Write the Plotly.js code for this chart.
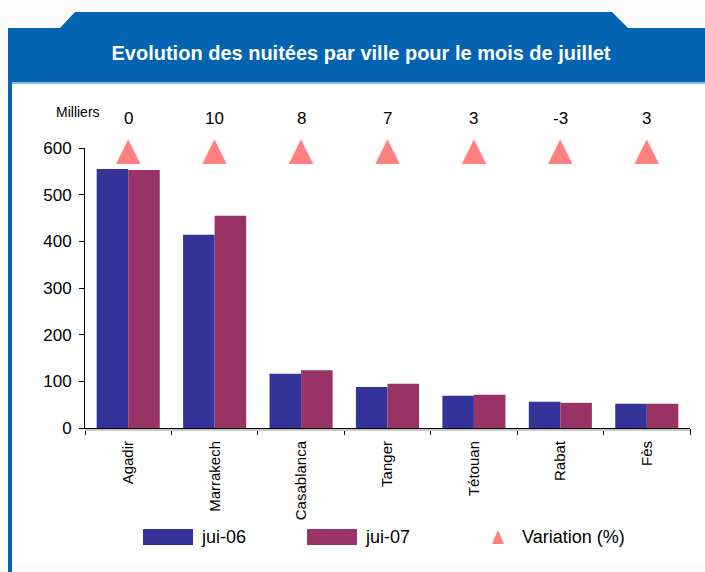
<!DOCTYPE html>
<html>
<head>
<meta charset="utf-8">
<script src="https://cdn.plot.ly/plotly-3.0.1.min.js"></script>
<style>
  body { margin: 0; background: #ffffff; }
  #wrap { position: relative; width: 705px; height: 572px; overflow: hidden; }
  #frame { position: absolute; left: 0; top: 0; }
  #chart { position: absolute; left: 0; top: 0; width: 705px; height: 572px; }
</style>
</head>
<body>
<div id="wrap">
  <!-- blue frame with the tab header, drawn behind the transparent plot -->
  <svg id="frame" width="705" height="572">
    <rect x="0" y="0" width="705" height="572" fill="#fbfbfb"/>
    <rect x="12" y="83" width="693" height="482" fill="#ffffff"/>
    <polygon points="8,28 60,28 75,12 612,12 628,28 705,28 705,83 8,83" fill="#0564b2"/>
    <rect x="8" y="82" width="697" height="2" fill="#8fb8df"/>
    <rect x="8" y="28" width="4" height="544" fill="#0564b2"/>
  </svg>
  <div id="chart"></div>
</div>
<script>
// Data (milliers de nuitées)
const cities = ['Agadir', 'Marrakech', 'Casablanca', 'Tanger', 'Tétouan', 'Rabat', 'Fès'];
const jui06 = [555, 414, 116, 88, 69, 56, 52];
const jui07 = [553, 455, 124, 95, 71, 54, 52];
const variation = [0, 10, 8, 7, 3, -3, 3];

const seriesNames = ['jui-06', 'jui-07', 'Variation (%)'];
const colors = { jui06: '#333399', jui07: '#993366', variation: '#ff8080' };
const font = 'Arial, "Liberation Sans", sans-serif';

// plot area in pixels (used to place the hand-drawn legend and labels)
const W = 705, H = 572;
const plotL = 85, plotR = 690, plotT = 148, plotB = 428;
const px = x => (x - plotL) / (plotR - plotL);
const py = y => (plotB - y) / (plotB - plotT);

const traces = [];

traces.push({
    x: cities,
    y: jui06,
    type: 'bar',
    name: seriesNames[0],
    marker: { color: colors.jui06 },
    hoverinfo: 'x+y'
});

traces.push({
    x: cities,
    y: jui07,
    type: 'bar',
    name: seriesNames[1],
    marker: { color: colors.jui07 },
    hoverinfo: 'x+y'
});

// Variation row: equilateral triangles along the top of the plot
traces.push({
    x: cities,
    y: cities.map(() => 0.985),
    yaxis: 'y2',
    type: 'scatter',
    mode: 'text',
    name: seriesNames[2],
    text: cities.map(() => '▲'),
    textposition: 'middle center',
    textfont: { family: '"DejaVu Sans"', size: 32, color: colors.variation },
    cliponaxis: false,
    hoverinfo: 'skip'
});

// values of the variation, written above the triangles
const annotations = variation.map((v, i) => ({
    text: String(v), x: cities[i], xref: 'x', y: py(119), yref: 'paper',
    showarrow: false, xanchor: 'center', yanchor: 'middle',
    font: { family: font, size: 17, color: '#000' }
}));

// Legend drawn by hand (wide swatches like the original)
const legendY = 537;
const shapes = [
    { type: 'rect', xref: 'paper', yref: 'paper', x0: px(143), x1: px(193), y0: py(legendY + 8), y1: py(legendY - 8),
      fillcolor: colors.jui06, line: { width: 0 } },
    { type: 'rect', xref: 'paper', yref: 'paper', x0: px(307), x1: px(357), y0: py(legendY + 8), y1: py(legendY - 8),
      fillcolor: colors.jui07, line: { width: 0 } },
    { type: 'path', xref: 'paper', yref: 'paper',
      path: `M ${px(492)} ${py(legendY + 7)} L ${px(504)} ${py(legendY + 7)} L ${px(498)} ${py(legendY - 7)} Z`,
      fillcolor: colors.variation, line: { width: 0 } },
    // light shadow under the category axis
    { type: 'line', xref: 'paper', yref: 'paper', x0: 0, x1: 1, y0: py(plotB + 2), y1: py(plotB + 2),
      line: { color: '#c8c8c8', width: 2 } }
];

annotations.push(
    { text: 'Milliers', xref: 'paper', yref: 'paper', x: px(78), y: py(112), showarrow: false,
      xanchor: 'center', yanchor: 'middle', font: { family: font, size: 14, color: '#000' } },
    { text: seriesNames[0], xref: 'paper', yref: 'paper', x: px(199), y: py(legendY), showarrow: false,
      xanchor: 'left', yanchor: 'middle', font: { family: font, size: 18, color: '#000' } },
    { text: seriesNames[1], xref: 'paper', yref: 'paper', x: px(363), y: py(legendY), showarrow: false,
      xanchor: 'left', yanchor: 'middle', font: { family: font, size: 18, color: '#000' } },
    { text: seriesNames[2], xref: 'paper', yref: 'paper', x: px(520), y: py(legendY), showarrow: false,
      xanchor: 'left', yanchor: 'middle', font: { family: font, size: 18, color: '#000' } }
);

const layout = {
    width: W,
    height: H,
    title: {
        text: '<b>Evolution des nuitées par ville pour le mois de juillet</b>',
        font: { family: font, size: 20, color: '#ffffff' },
        x: 361 / W,
        xanchor: 'center',
        xref: 'container',
        y: 1 - 53 / H,
        yanchor: 'middle',
        yref: 'container'
    },
    paper_bgcolor: 'rgba(0,0,0,0)',
    plot_bgcolor: 'rgba(0,0,0,0)',
    margin: { l: plotL, r: W - plotR, t: plotT, b: H - plotB, pad: 0 },
    barmode: 'group',
    bargap: 0.27,
    bargroupgap: 0,
    showlegend: false,
    xaxis: {
        type: 'category',
        tickson: 'boundaries',
        ticks: 'outside',
        ticklen: 6,
        tickcolor: '#000',
        tickangle: -90,
        tickfont: { family: font, size: 15, color: '#000' },
        ticklabelstandoff: 6,
        showline: true,
        linecolor: '#000',
        linewidth: 1,
        showgrid: false,
        zeroline: false,
        fixedrange: true
    },
    yaxis: {
        range: [0, 600],
        dtick: 100,
        ticks: 'outside',
        ticklen: 5,
        tickcolor: '#000',
        tickfont: { family: font, size: 17, color: '#000' },
        ticklabelstandoff: 4,
        showline: true,
        linecolor: '#000',
        linewidth: 1,
        showgrid: false,
        zeroline: false,
        fixedrange: true
    },
    yaxis2: {
        range: [0, 1],
        overlaying: 'y',
        visible: false,
        fixedrange: true
    },
    shapes: shapes,
    annotations: annotations
};

Plotly.newPlot('chart', traces, layout, { displayModeBar: false, staticPlot: true });
</script>
</body>
</html>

□ □ □ □ □ □ □

» **What you need to do**
Repeat the listing verbatim. Skip the pictures.

» **Solution to the problem**
Write the Plotly.js code for this chart.
<!DOCTYPE html>
<html>
<head>
<meta charset="utf-8">
<script src="https://cdn.plot.ly/plotly-3.0.1.min.js"></script>
<style>
  body { margin: 0; background: #ffffff; }
  #wrap { position: relative; width: 705px; height: 572px; overflow: hidden; }
  #frame { position: absolute; left: 0; top: 0; }
  #chart { position: absolute; left: 0; top: 0; width: 705px; height: 572px; }
</style>
</head>
<body>
<div id="wrap">
  <!-- blue frame with the tab header, drawn behind the transparent plot -->
  <svg id="frame" width="705" height="572">
    <rect x="0" y="0" width="705" height="572" fill="#fbfbfb"/>
    <rect x="12" y="83" width="693" height="482" fill="#ffffff"/>
    <polygon points="8,28 60,28 75,12 612,12 628,28 705,28 705,83 8,83" fill="#0564b2"/>
    <rect x="8" y="82" width="697" height="2" fill="#8fb8df"/>
    <rect x="8" y="28" width="4" height="544" fill="#0564b2"/>
  </svg>
  <div id="chart"></div>
</div>
<script>
// Data (milliers de nuitées)
const cities = ['Agadir', 'Marrakech', 'Casablanca', 'Tanger', 'Tétouan', 'Rabat', 'Fès'];
const jui06 = [555, 414, 116, 88, 69, 56, 52];
const jui07 = [553, 455, 124, 95, 71, 54, 52];
const variation = [0, 10, 8, 7, 3, -3, 3];

const seriesNames = ['jui-06', 'jui-07', 'Variation (%)'];
const colors = { jui06: '#333399', jui07: '#993366', variation: '#ff8080' };
const font = 'Arial, "Liberation Sans", sans-serif';

// plot area in pixels (used to place the hand-drawn legend and labels)
const W = 705, H = 572;
const plotL = 85, plotR = 690, plotT = 148, plotB = 428;
const px = x => (x - plotL) / (plotR - plotL);
const py = y => (plotB - y) / (plotB - plotT);

const traces = [];

traces.push({
    x: cities,
    y: jui06,
    type: 'bar',
    name: seriesNames[0],
    marker: { color: colors.jui06 },
    hoverinfo: 'x+y'
});

traces.push({
    x: cities,
    y: jui07,
    type: 'bar',
    name: seriesNames[1],
    marker: { color: colors.jui07 },
    hoverinfo: 'x+y'
});

// Variation row: equilateral triangles along the top of the plot
traces.push({
    x: cities,
    y: cities.map(() => 0.985),
    yaxis: 'y2',
    type: 'scatter',
    mode: 'text',
    name: seriesNames[2],
    text: cities.map(() => '▲'),
    textposition: 'middle center',
    textfont: { family: '"DejaVu Sans"', size: 32, color: colors.variation },
    cliponaxis: false,
    hoverinfo: 'skip'
});

// values of the variation, written above the triangles
const annotations = variation.map((v, i) => ({
    text: String(v), x: cities[i], xref: 'x', y: py(119), yref: 'paper',
    showarrow: false, xanchor: 'center', yanchor: 'middle',
    font: { family: font, size: 17, color: '#000' }
}));

// Legend drawn by hand (wide swatches like the original)
const legendY = 537;
const shapes = [
    { type: 'rect', xref: 'paper', yref: 'paper', x0: px(143), x1: px(193), y0: py(legendY + 8), y1: py(legendY - 8),
      fillcolor: colors.jui06, line: { width: 0 } },
    { type: 'rect', xref: 'paper', yref: 'paper', x0: px(307), x1: px(357), y0: py(legendY + 8), y1: py(legendY - 8),
      fillcolor: colors.jui07, line: { width: 0 } },
    { type: 'path', xref: 'paper', yref: 'paper',
      path: `M ${px(492)} ${py(legendY + 7)} L ${px(504)} ${py(legendY + 7)} L ${px(498)} ${py(legendY - 7)} Z`,
      fillcolor: colors.variation, line: { width: 0 } },
    // light shadow under the category axis
    { type: 'line', xref: 'paper', yref: 'paper', x0: 0, x1: 1, y0: py(plotB + 2), y1: py(plotB + 2),
      line: { color: '#c8c8c8', width: 2 } }
];

annotations.push(
    { text: 'Milliers', xref: 'paper', yref: 'paper', x: px(78), y: py(112), showarrow: false,
      xanchor: 'center', yanchor: 'middle', font: { family: font, size: 14, color: '#000' } },
    { text: seriesNames[0], xref: 'paper', yref: 'paper', x: px(199), y: py(legendY), showarrow: false,
      xanchor: 'left', yanchor: 'middle', font: { family: font, size: 18, color: '#000' } },
    { text: seriesNames[1], xref: 'paper', yref: 'paper', x: px(363), y: py(legendY), showarrow: false,
      xanchor: 'left', yanchor: 'middle', font: { family: font, size: 18, color: '#000' } },
    { text: seriesNames[2], xref: 'paper', yref: 'paper', x: px(520), y: py(legendY), showarrow: false,
      xanchor: 'left', yanchor: 'middle', font: { family: font, size: 18, color: '#000' } }
);

const layout = {
    width: W,
    height: H,
    title: {
        text: '<b>Evolution des nuitées par ville pour le mois de juillet</b>',
        font: { family: font, size: 20, color: '#ffffff' },
        x: 361 / W,
        xanchor: 'center',
        xref: 'container',
        y: 1 - 53 / H,
        yanchor: 'middle',
        yref: 'container'
    },
    paper_bgcolor: 'rgba(0,0,0,0)',
    plot_bgcolor: 'rgba(0,0,0,0)',
    margin: { l: plotL, r: W - plotR, t: plotT, b: H - plotB, pad: 0 },
    barmode: 'group',
    bargap: 0.27,
    bargroupgap: 0,
    showlegend: false,
    xaxis: {
        type: 'category',
        tickson: 'boundaries',
        ticks: 'outside',
        ticklen: 6,
        tickcolor: '#000',
        tickangle: -90,
        tickfont: { family: font, size: 15, color: '#000' },
        ticklabelstandoff: 6,
        showline: true,
        linecolor: '#000',
        linewidth: 1,
        showgrid: false,
        zeroline: false,
        fixedrange: true
    },
    yaxis: {
        range: [0, 600],
        dtick: 100,
        ticks: 'outside',
        ticklen: 5,
        tickcolor: '#000',
        tickfont: { family: font, size: 17, color: '#000' },
        ticklabelstandoff: 4,
        showline: true,
        linecolor: '#000',
        linewidth: 1,
        showgrid: false,
        zeroline: false,
        fixedrange: true
    },
    yaxis2: {
        range: [0, 1],
        overlaying: 'y',
        visible: false,
        fixedrange: true
    },
    shapes: shapes,
    annotations: annotations
};

Plotly.newPlot('chart', traces, layout, { displayModeBar: false, staticPlot: true });
</script>
</body>
</html>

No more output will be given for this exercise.